The historian Fearghal McGarry has described the Irish Republican Brotherhood’s way of doing things as ‘ruthless duplicity’. Joseph Plunkett, who was responsible for the so-called ‘Castle Document’, was inducted into the IRB by late summer 1914 after the Kilcoole gun-running. Already a leading member of the Irish Volunteers, he followed his dual career right up the moment of his court-martial in May 1916 and beyond. His IRB duties included a trip, starting in March 1915, to Germany linking up with Roger Casement, and another in September to New York for talks with Clan na Gael. His private writings during these absences —note-books and ‘unwritten letters’—display an uneasy mix of ‘good fooling’ (his own phrase) and contrived emotionalism.
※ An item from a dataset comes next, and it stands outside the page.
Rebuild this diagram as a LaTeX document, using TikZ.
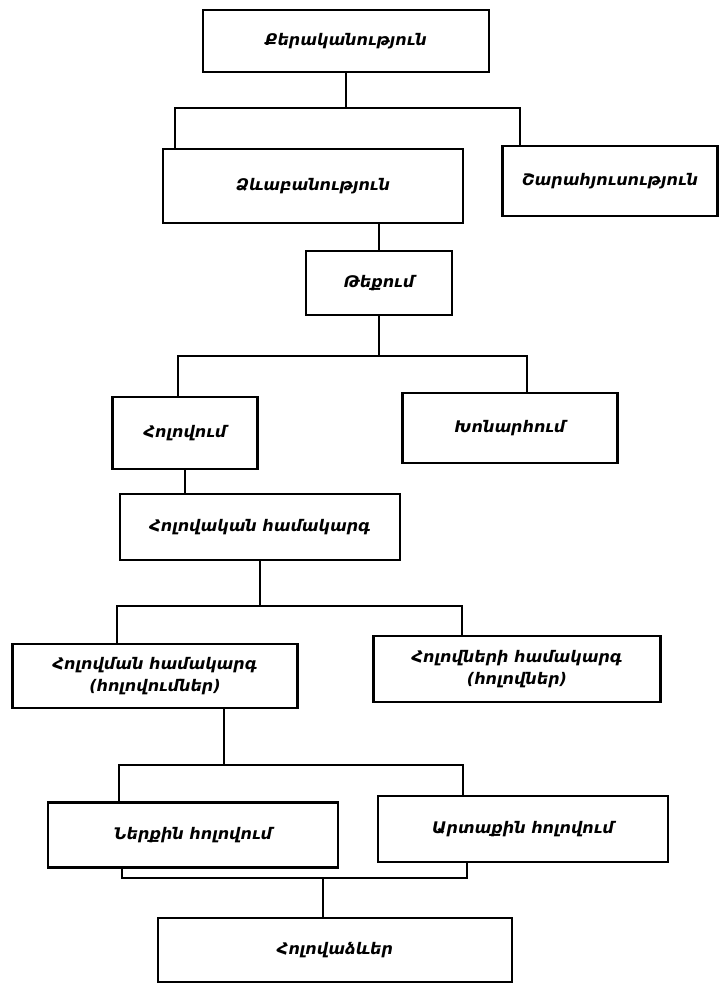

Joseph Plunkett ('Irish life ...', 1916)
Joseph Plunkett (‘Irish life …’, 1916)

Secret Orders ranks among his few separate publications, though it is a forgery masquerading as secret orders to suppress the leaders of advanced nationalism. All that survives are a few copies of the printed item, a single sheet existing in two different ‘states’. Several hundred were run-off at the family stronghold near Kimmage on a printing press Plunkett had acquired from Thomas MacDonagh. It was ready for clandestine distribution by Spy Wednesday, 19 April. He spent much of Holy Week in a north-city nursing home, while the printing job was carried out by Rory O’Connor, Colm O Lochlainn and either one or both of Plunkett’s younger brothers. O Lochlainn, who knew more about the black art than the others, left half-way through the process, having recognised the bogus nature of the contents or Plunkett’s sinister intention.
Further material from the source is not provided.